DATA EXCERPTS

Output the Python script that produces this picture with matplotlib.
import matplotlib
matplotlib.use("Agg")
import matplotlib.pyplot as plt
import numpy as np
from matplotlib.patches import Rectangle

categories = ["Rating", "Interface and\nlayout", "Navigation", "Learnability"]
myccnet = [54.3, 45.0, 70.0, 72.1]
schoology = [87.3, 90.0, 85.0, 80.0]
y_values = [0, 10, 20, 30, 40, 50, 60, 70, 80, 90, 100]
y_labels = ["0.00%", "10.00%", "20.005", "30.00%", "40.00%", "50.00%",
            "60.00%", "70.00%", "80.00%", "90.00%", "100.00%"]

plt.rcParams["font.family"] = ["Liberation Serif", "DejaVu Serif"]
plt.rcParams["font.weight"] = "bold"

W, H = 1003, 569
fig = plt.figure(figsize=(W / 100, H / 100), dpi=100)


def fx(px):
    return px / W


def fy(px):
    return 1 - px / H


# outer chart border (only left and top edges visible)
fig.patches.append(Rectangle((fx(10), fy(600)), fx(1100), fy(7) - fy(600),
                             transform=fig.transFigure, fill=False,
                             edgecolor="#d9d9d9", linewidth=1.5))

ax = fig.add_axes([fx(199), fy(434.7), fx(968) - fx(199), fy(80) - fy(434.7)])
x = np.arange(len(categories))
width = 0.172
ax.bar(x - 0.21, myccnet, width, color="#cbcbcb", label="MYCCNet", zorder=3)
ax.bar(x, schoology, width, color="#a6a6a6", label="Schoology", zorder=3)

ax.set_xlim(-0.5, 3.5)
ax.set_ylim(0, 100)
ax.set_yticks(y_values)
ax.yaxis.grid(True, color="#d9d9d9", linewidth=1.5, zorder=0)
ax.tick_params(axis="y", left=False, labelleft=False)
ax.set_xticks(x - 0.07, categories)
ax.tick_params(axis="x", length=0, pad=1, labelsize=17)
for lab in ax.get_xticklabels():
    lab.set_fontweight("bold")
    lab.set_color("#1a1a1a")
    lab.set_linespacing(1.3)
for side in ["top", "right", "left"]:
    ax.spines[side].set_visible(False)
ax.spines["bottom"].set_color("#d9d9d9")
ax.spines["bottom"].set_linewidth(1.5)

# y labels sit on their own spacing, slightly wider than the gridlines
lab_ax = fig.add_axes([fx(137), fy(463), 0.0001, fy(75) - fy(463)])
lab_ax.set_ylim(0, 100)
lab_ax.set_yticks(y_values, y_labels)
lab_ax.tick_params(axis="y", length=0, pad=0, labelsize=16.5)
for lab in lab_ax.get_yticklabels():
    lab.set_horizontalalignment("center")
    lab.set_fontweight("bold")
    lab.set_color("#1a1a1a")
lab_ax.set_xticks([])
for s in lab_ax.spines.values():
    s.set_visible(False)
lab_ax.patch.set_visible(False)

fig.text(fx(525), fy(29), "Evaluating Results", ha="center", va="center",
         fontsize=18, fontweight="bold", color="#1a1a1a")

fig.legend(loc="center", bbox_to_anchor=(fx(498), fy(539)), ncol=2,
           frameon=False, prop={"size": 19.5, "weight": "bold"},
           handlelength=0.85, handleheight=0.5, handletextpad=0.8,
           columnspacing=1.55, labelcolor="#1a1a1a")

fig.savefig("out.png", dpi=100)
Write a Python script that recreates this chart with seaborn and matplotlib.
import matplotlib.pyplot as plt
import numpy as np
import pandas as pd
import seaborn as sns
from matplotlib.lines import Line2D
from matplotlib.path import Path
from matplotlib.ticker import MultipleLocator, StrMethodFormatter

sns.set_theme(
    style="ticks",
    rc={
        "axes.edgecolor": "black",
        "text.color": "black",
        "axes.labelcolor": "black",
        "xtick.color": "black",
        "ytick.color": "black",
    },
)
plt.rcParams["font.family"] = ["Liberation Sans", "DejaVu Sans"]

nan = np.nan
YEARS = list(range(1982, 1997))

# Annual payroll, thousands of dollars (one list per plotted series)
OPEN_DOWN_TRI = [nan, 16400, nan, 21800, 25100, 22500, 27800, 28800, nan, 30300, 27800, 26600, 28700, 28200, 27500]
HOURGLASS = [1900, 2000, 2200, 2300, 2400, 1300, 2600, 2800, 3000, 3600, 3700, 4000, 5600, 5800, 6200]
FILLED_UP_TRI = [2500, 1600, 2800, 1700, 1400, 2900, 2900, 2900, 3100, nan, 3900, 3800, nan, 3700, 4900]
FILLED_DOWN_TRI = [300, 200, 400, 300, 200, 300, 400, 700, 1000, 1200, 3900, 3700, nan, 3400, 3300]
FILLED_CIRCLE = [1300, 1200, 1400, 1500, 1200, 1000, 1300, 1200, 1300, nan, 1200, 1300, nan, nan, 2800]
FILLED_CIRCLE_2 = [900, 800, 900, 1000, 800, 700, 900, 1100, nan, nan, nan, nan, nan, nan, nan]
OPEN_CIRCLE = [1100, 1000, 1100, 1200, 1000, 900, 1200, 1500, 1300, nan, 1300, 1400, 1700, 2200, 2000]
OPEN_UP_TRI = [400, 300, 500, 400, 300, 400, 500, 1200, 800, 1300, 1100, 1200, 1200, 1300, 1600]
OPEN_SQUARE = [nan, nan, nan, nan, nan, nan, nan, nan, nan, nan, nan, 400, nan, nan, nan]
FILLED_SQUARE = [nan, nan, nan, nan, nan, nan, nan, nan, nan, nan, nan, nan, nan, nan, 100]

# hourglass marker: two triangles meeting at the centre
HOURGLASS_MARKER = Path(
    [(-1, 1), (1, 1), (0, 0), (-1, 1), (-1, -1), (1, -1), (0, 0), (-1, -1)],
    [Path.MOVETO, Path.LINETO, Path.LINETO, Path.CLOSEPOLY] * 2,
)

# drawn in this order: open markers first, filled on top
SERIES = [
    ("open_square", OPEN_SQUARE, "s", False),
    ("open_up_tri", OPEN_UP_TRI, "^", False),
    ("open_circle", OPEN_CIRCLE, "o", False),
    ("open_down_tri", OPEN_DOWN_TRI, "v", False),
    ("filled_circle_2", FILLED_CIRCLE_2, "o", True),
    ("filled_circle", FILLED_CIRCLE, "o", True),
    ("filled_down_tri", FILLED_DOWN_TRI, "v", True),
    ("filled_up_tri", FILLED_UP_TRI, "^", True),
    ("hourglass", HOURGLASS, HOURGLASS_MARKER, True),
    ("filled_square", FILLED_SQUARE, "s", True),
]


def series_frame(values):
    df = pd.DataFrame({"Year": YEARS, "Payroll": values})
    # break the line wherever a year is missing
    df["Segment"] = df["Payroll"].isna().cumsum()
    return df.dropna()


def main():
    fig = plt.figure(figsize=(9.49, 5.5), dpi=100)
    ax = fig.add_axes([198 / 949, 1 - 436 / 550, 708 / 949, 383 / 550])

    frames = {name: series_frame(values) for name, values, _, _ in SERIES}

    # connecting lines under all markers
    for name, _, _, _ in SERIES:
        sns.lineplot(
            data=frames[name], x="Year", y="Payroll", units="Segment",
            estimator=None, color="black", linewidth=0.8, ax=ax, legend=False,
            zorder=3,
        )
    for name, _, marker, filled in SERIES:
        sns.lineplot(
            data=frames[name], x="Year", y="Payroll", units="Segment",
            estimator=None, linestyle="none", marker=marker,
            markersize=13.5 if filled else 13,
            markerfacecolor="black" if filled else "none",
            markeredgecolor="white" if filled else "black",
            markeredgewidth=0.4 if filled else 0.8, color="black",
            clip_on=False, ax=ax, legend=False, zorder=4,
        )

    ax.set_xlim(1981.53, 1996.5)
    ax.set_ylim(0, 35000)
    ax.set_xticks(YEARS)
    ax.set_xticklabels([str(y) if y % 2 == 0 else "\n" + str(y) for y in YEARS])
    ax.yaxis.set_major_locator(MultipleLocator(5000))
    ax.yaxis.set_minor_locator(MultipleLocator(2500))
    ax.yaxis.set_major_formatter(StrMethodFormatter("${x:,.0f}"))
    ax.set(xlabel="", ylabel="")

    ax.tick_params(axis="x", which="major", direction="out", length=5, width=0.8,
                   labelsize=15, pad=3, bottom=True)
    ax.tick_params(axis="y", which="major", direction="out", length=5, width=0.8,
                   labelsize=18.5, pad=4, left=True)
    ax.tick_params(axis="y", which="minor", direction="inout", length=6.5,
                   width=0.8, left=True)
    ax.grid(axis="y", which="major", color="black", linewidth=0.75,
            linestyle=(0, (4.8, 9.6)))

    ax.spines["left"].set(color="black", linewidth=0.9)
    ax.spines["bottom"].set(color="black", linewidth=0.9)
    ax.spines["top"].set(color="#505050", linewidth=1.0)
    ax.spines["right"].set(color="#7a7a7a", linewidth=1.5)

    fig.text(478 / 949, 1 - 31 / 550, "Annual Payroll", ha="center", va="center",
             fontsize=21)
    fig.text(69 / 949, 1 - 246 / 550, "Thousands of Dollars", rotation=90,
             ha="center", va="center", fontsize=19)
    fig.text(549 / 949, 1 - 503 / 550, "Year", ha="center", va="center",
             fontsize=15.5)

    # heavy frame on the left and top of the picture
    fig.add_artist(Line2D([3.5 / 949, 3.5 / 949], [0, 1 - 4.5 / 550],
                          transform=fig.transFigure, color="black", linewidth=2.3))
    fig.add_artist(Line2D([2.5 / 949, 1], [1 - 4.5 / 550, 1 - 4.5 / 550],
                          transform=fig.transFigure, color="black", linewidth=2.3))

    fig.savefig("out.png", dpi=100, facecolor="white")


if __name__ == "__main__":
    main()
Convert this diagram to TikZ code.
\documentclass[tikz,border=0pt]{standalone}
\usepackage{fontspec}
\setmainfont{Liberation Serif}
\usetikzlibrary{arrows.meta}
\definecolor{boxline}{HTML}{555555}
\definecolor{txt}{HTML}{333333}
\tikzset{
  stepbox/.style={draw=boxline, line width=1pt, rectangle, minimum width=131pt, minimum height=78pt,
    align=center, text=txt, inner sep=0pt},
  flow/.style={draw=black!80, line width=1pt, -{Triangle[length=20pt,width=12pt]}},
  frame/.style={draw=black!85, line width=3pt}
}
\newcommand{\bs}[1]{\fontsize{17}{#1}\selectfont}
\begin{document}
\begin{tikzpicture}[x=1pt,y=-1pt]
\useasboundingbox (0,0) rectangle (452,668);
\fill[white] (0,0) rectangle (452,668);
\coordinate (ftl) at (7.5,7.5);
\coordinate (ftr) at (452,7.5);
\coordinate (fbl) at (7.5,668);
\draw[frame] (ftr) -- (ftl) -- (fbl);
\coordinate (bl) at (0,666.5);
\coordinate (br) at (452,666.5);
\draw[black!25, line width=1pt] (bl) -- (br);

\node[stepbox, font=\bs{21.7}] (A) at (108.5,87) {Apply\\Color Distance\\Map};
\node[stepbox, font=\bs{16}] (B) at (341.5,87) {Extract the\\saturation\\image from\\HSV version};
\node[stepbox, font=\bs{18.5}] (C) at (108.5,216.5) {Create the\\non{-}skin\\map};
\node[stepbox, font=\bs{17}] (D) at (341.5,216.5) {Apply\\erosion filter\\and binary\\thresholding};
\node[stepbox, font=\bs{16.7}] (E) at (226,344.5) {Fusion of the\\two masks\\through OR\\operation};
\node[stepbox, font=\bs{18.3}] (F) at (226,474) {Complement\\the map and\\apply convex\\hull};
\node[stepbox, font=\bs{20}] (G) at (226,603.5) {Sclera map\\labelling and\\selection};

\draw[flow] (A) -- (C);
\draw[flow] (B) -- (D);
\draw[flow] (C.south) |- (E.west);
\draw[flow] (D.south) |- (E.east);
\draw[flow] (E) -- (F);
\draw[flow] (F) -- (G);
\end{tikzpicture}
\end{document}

INSTRUCTIONS FOR THE TASK
Using the material above, reproduce exactly the line that contains "Convert this diagram to TikZ code." and all lines after it through the last one, and only those.

COMPLETE OUTPUT
Convert this diagram to TikZ code.
\documentclass[tikz,border=0pt]{standalone}
\usepackage{fontspec}
\setmainfont{Liberation Serif}
\usetikzlibrary{arrows.meta}
\definecolor{boxline}{HTML}{555555}
\definecolor{txt}{HTML}{333333}
\tikzset{
  stepbox/.style={draw=boxline, line width=1pt, rectangle, minimum width=131pt, minimum height=78pt,
    align=center, text=txt, inner sep=0pt},
  flow/.style={draw=black!80, line width=1pt, -{Triangle[length=20pt,width=12pt]}},
  frame/.style={draw=black!85, line width=3pt}
}
\newcommand{\bs}[1]{\fontsize{17}{#1}\selectfont}
\begin{document}
\begin{tikzpicture}[x=1pt,y=-1pt]
\useasboundingbox (0,0) rectangle (452,668);
\fill[white] (0,0) rectangle (452,668);
\coordinate (ftl) at (7.5,7.5);
\coordinate (ftr) at (452,7.5);
\coordinate (fbl) at (7.5,668);
\draw[frame] (ftr) -- (ftl) -- (fbl);
\coordinate (bl) at (0,666.5);
\coordinate (br) at (452,666.5);
\draw[black!25, line width=1pt] (bl) -- (br);

\node[stepbox, font=\bs{21.7}] (A) at (108.5,87) {Apply\\Color Distance\\Map};
\node[stepbox, font=\bs{16}] (B) at (341.5,87) {Extract the\\saturation\\image from\\HSV version};
\node[stepbox, font=\bs{18.5}] (C) at (108.5,216.5) {Create the\\non{-}skin\\map};
\node[stepbox, font=\bs{17}] (D) at (341.5,216.5) {Apply\\erosion filter\\and binary\\thresholding};
\node[stepbox, font=\bs{16.7}] (E) at (226,344.5) {Fusion of the\\two masks\\through OR\\operation};
\node[stepbox, font=\bs{18.3}] (F) at (226,474) {Complement\\the map and\\apply convex\\hull};
\node[stepbox, font=\bs{20}] (G) at (226,603.5) {Sclera map\\labelling and\\selection};

\draw[flow] (A) -- (C);
\draw[flow] (B) -- (D);
\draw[flow] (C.south) |- (E.west);
\draw[flow] (D.south) |- (E.east);
\draw[flow] (E) -- (F);
\draw[flow] (F) -- (G);
\end{tikzpicture}
\end{document}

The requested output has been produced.